**Exercise description:**
Return the entries below verbatim. Pictures stay out.

Raw records

▼▼▼

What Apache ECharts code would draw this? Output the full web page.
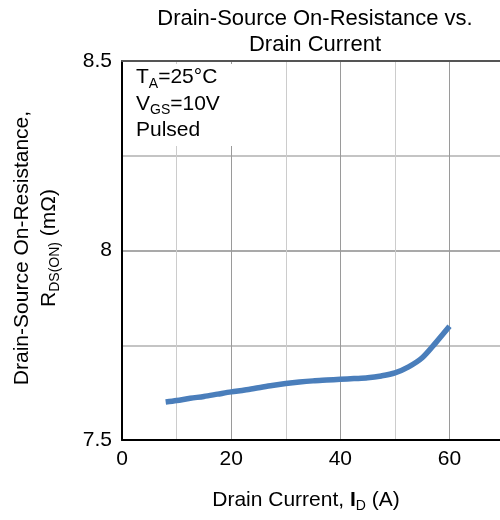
<!DOCTYPE html>
<html><head><meta charset="utf-8">
<script src="https://cdn.jsdelivr.net/npm/echarts@6/dist/echarts.min.js"></script>
<style>html,body{margin:0;padding:0;background:#fff}#c{width:500px;height:520px}</style>
</head><body><div id="c"></div>
<script>
const drainCurrent = [8, 10, 12.5, 15, 17.5, 20, 22.5, 25, 27.5, 30, 32.5, 35, 37.5, 40, 42.5, 45, 47.5, 50, 52.5, 55, 57.5, 60];
const rdsOn = [7.600, 7.604, 7.610, 7.615, 7.621, 7.627, 7.632, 7.638, 7.644, 7.649, 7.653, 7.656, 7.658, 7.660, 7.662, 7.664, 7.669, 7.677, 7.693, 7.717, 7.757, 7.800];
const xTicks = [0, 20, 40, 60];
const yTicks = [7.5, 8, 8.5];

const F = '"Liberation Sans", Arial, sans-serif';
const chart = echarts.init(document.getElementById('c'));
chart.setOption({
  animation: false,
  backgroundColor: '#fff',
  grid: { left: 122, top: 61, width: 378, height: 379, containLabel: false },
  xAxis: [{
    type: 'value', min: 0, max: 69.25, interval: 10,
    axisLine: { show: true, lineStyle: { color: '#000', width: 2 } },
    axisTick: { show: false },
    axisLabel: { color: '#000', fontFamily: F, fontSize: 21, margin: 9, showMaxLabel: false,
      formatter: v => xTicks.includes(v) ? String(v) : '' },
    splitLine: { show: true, lineStyle: { color: ['#9a9a9a', '#cccccc'], width: 1 } }
  }, {
    type: 'value', position: 'top', min: 0, max: 69.25,
    axisLine: { show: true, onZero: false, lineStyle: { color: '#555', width: 2 } },
    axisTick: { show: false }, axisLabel: { show: false }, splitLine: { show: false }
  }],
  yAxis: {
    type: 'value', min: 7.5, max: 8.5, interval: 0.5,
    axisLine: { show: true, lineStyle: { color: '#000', width: 2 } },
    axisTick: { show: false },
    axisLabel: { color: '#000', fontFamily: F, fontSize: 21, margin: 10,
      formatter: v => yTicks.includes(+v.toFixed(2)) ? String(v) : '' },
    splitLine: { show: true, lineStyle: { color: '#8c8c8c', width: 1.5 } },
    minorTick: { show: false, splitNumber: 2 },
    minorSplitLine: { show: true, lineStyle: { color: '#c4c4c4', width: 2 } }
  },
  series: [{
    type: 'line', smooth: 0.3, showSymbol: false,
    data: drainCurrent.map((x, i) => [x, rdsOn[i]]),
    lineStyle: { color: '#4a7ebb', width: 5.5 }
  }],
  graphic: [
    { type: 'rect', left: 124, top: 64, shape: { width: 110, height: 82 }, style: { fill: '#fff' }, z: 50 },
    { type: 'text', left: 136, top: 67, z: 51, style: {
      text: '{n|T}{s|A}{n|=25°C}\n{n|V}{s|GS}{n|=10V}\n{n|Pulsed}',
      rich: { n: { fontFamily: F, fontSize: 21, lineHeight: 26.5, fill: '#000' },
              s: { fontFamily: F, fontSize: 14, lineHeight: 26.5, verticalAlign: 'bottom', fill: '#000' } } } },
    { type: 'text', x: 315, y: 6, style: {
      text: 'Drain-Source On-Resistance vs.\nDrain Current', textAlign: 'center',
      font: '22px ' + F, lineHeight: 26, fill: '#000' } },
    { type: 'text', x: 306, y: 500, style: {
      text: '{n|Drain Current, }{b|I}{s|D}{n| (A)}', textAlign: 'center', textVerticalAlign: 'middle',
      rich: { n: { fontFamily: F, fontSize: 21, lineHeight: 26, fill: '#000' },
              b: { fontFamily: F, fontSize: 21, fontWeight: 'bold', lineHeight: 26, fill: '#000' },
              s: { fontFamily: F, fontSize: 14, lineHeight: 26, verticalAlign: 'bottom', fill: '#000' } } } },
    { type: 'text', x: 22, y: 248, rotation: Math.PI / 2, style: {
      text: 'Drain-Source On-Resistance,', textAlign: 'center', textVerticalAlign: 'middle',
      font: '21px ' + F, fill: '#000' } },
    { type: 'text', x: 49, y: 248, rotation: Math.PI / 2, style: {
      text: '{n|R}{s|DS(ON)}{n| (mΩ)}', textAlign: 'center', textVerticalAlign: 'middle',
      rich: { n: { fontFamily: F, fontSize: 21, lineHeight: 26, fill: '#000' },
              s: { fontFamily: F, fontSize: 14, lineHeight: 26, verticalAlign: 'bottom', fill: '#000' } } } }
  ]
});
</script></body></html>
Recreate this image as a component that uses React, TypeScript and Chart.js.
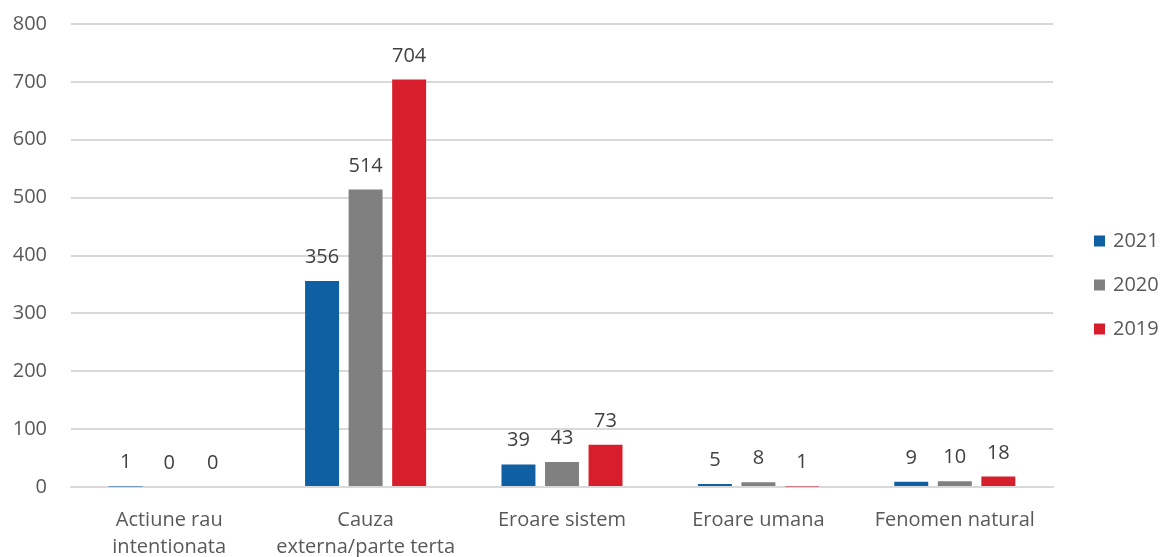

▲▲▲

**Answer below:**
What Apache ECharts code would draw this? Output the full web page.
<!DOCTYPE html>
<html><head><meta charset="utf-8">
<script src="https://cdn.jsdelivr.net/npm/echarts@6/dist/echarts.min.js"></script>
<style>html,body{margin:0;padding:0;background:#fff}#c{width:500px;height:520px}</style>
</head><body><div id="c"></div>
<script>
const drainCurrent = [8, 10, 12.5, 15, 17.5, 20, 22.5, 25, 27.5, 30, 32.5, 35, 37.5, 40, 42.5, 45, 47.5, 50, 52.5, 55, 57.5, 60];
const rdsOn = [7.600, 7.604, 7.610, 7.615, 7.621, 7.627, 7.632, 7.638, 7.644, 7.649, 7.653, 7.656, 7.658, 7.660, 7.662, 7.664, 7.669, 7.677, 7.693, 7.717, 7.757, 7.800];
const xTicks = [0, 20, 40, 60];
const yTicks = [7.5, 8, 8.5];

const F = '"Liberation Sans", Arial, sans-serif';
const chart = echarts.init(document.getElementById('c'));
chart.setOption({
  animation: false,
  backgroundColor: '#fff',
  grid: { left: 122, top: 61, width: 378, height: 379, containLabel: false },
  xAxis: [{
    type: 'value', min: 0, max: 69.25, interval: 10,
    axisLine: { show: true, lineStyle: { color: '#000', width: 2 } },
    axisTick: { show: false },
    axisLabel: { color: '#000', fontFamily: F, fontSize: 21, margin: 9, showMaxLabel: false,
      formatter: v => xTicks.includes(v) ? String(v) : '' },
    splitLine: { show: true, lineStyle: { color: ['#9a9a9a', '#cccccc'], width: 1 } }
  }, {
    type: 'value', position: 'top', min: 0, max: 69.25,
    axisLine: { show: true, onZero: false, lineStyle: { color: '#555', width: 2 } },
    axisTick: { show: false }, axisLabel: { show: false }, splitLine: { show: false }
  }],
  yAxis: {
    type: 'value', min: 7.5, max: 8.5, interval: 0.5,
    axisLine: { show: true, lineStyle: { color: '#000', width: 2 } },
    axisTick: { show: false },
    axisLabel: { color: '#000', fontFamily: F, fontSize: 21, margin: 10,
      formatter: v => yTicks.includes(+v.toFixed(2)) ? String(v) : '' },
    splitLine: { show: true, lineStyle: { color: '#8c8c8c', width: 1.5 } },
    minorTick: { show: false, splitNumber: 2 },
    minorSplitLine: { show: true, lineStyle: { color: '#c4c4c4', width: 2 } }
  },
  series: [{
    type: 'line', smooth: 0.3, showSymbol: false,
    data: drainCurrent.map((x, i) => [x, rdsOn[i]]),
    lineStyle: { color: '#4a7ebb', width: 5.5 }
  }],
  graphic: [
    { type: 'rect', left: 124, top: 64, shape: { width: 110, height: 82 }, style: { fill: '#fff' }, z: 50 },
    { type: 'text', left: 136, top: 67, z: 51, style: {
      text: '{n|T}{s|A}{n|=25°C}\n{n|V}{s|GS}{n|=10V}\n{n|Pulsed}',
      rich: { n: { fontFamily: F, fontSize: 21, lineHeight: 26.5, fill: '#000' },
              s: { fontFamily: F, fontSize: 14, lineHeight: 26.5, verticalAlign: 'bottom', fill: '#000' } } } },
    { type: 'text', x: 315, y: 6, style: {
      text: 'Drain-Source On-Resistance vs.\nDrain Current', textAlign: 'center',
      font: '22px ' + F, lineHeight: 26, fill: '#000' } },
    { type: 'text', x: 306, y: 500, style: {
      text: '{n|Drain Current, }{b|I}{s|D}{n| (A)}', textAlign: 'center', textVerticalAlign: 'middle',
      rich: { n: { fontFamily: F, fontSize: 21, lineHeight: 26, fill: '#000' },
              b: { fontFamily: F, fontSize: 21, fontWeight: 'bold', lineHeight: 26, fill: '#000' },
              s: { fontFamily: F, fontSize: 14, lineHeight: 26, verticalAlign: 'bottom', fill: '#000' } } } },
    { type: 'text', x: 22, y: 248, rotation: Math.PI / 2, style: {
      text: 'Drain-Source On-Resistance,', textAlign: 'center', textVerticalAlign: 'middle',
      font: '21px ' + F, fill: '#000' } },
    { type: 'text', x: 49, y: 248, rotation: Math.PI / 2, style: {
      text: '{n|R}{s|DS(ON)}{n| (mΩ)}', textAlign: 'center', textVerticalAlign: 'middle',
      rich: { n: { fontFamily: F, fontSize: 21, lineHeight: 26, fill: '#000' },
              s: { fontFamily: F, fontSize: 14, lineHeight: 26, verticalAlign: 'bottom', fill: '#000' } } } }
  ]
});
</script></body></html>
Recreate this image as a component that uses React, TypeScript and Chart.js.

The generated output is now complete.